I didn’t see the reveal concerning Nathair coming (I know I sound like an idiot the way this show keeps surprising me) but in hindsight the Mord Sith who was addressing Cara as a child is kept in so much shadow and her voice so obviously modulated that it wouldn’t have taken a genius to figure it out – just someone smarter than me, apparently.
But what exactly was Nathair trying to achieve? If we assume that she wanted to save Cara, then why did she interrupt Richard when he exercised his power as Lord Rahl to force Cara to tell the truth? Whatever she said under that level of duress possibly could have saved her. Or was she just trying to spare Cara that indignity? Or if she did want Cara to die, then why did she draw attention to herself, especially with a Confessor present? As a relatively minor character, her main purpose was simply to act as a plot-twist and someone who knew the truth of Cara’s father, but it would have been nice to get a better understanding of what she was really up to.
Kahlan literally executed someone in this episode. Is that... going to affect her psychologically in any way?

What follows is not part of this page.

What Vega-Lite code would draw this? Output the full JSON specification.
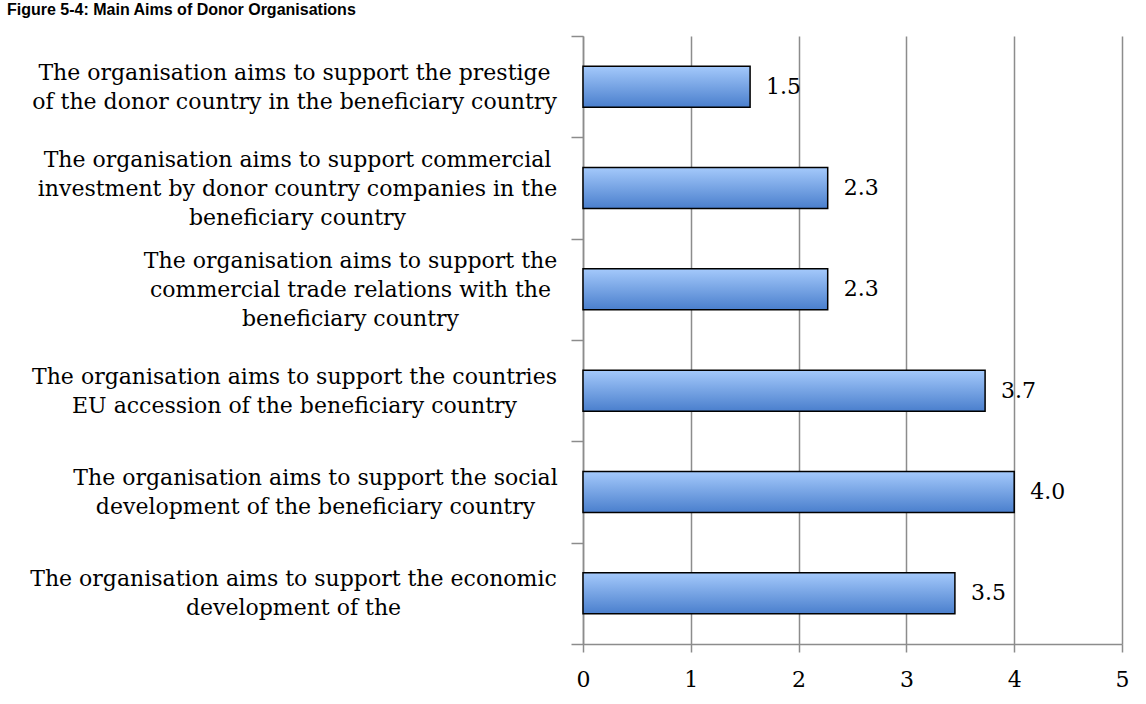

A good episode that provides disturbing insight into Cara’s childhood and mentality, though there is of course one glaring ethical problem that remains. As Richard proved in this episode, all the Mord Sith are victims: “every one of them starts out as an innocent little girl.” Every one of them. That includes Triana, and Nathair, and Denna, and all the Mord Sith we’ve seen so far. All of them went through the harrowing training that Cara did. All of them are victims. So logically, all of them should get the chance to redeem themselves.
That mercy certainly wasn’t extended to Nathair in this episode, who in her own turn was once a little girl torn from her family, and though I’ve no idea whether any other Mord Sith will be appearing this season, the reprieve that was shown to Cara should apply to them as well.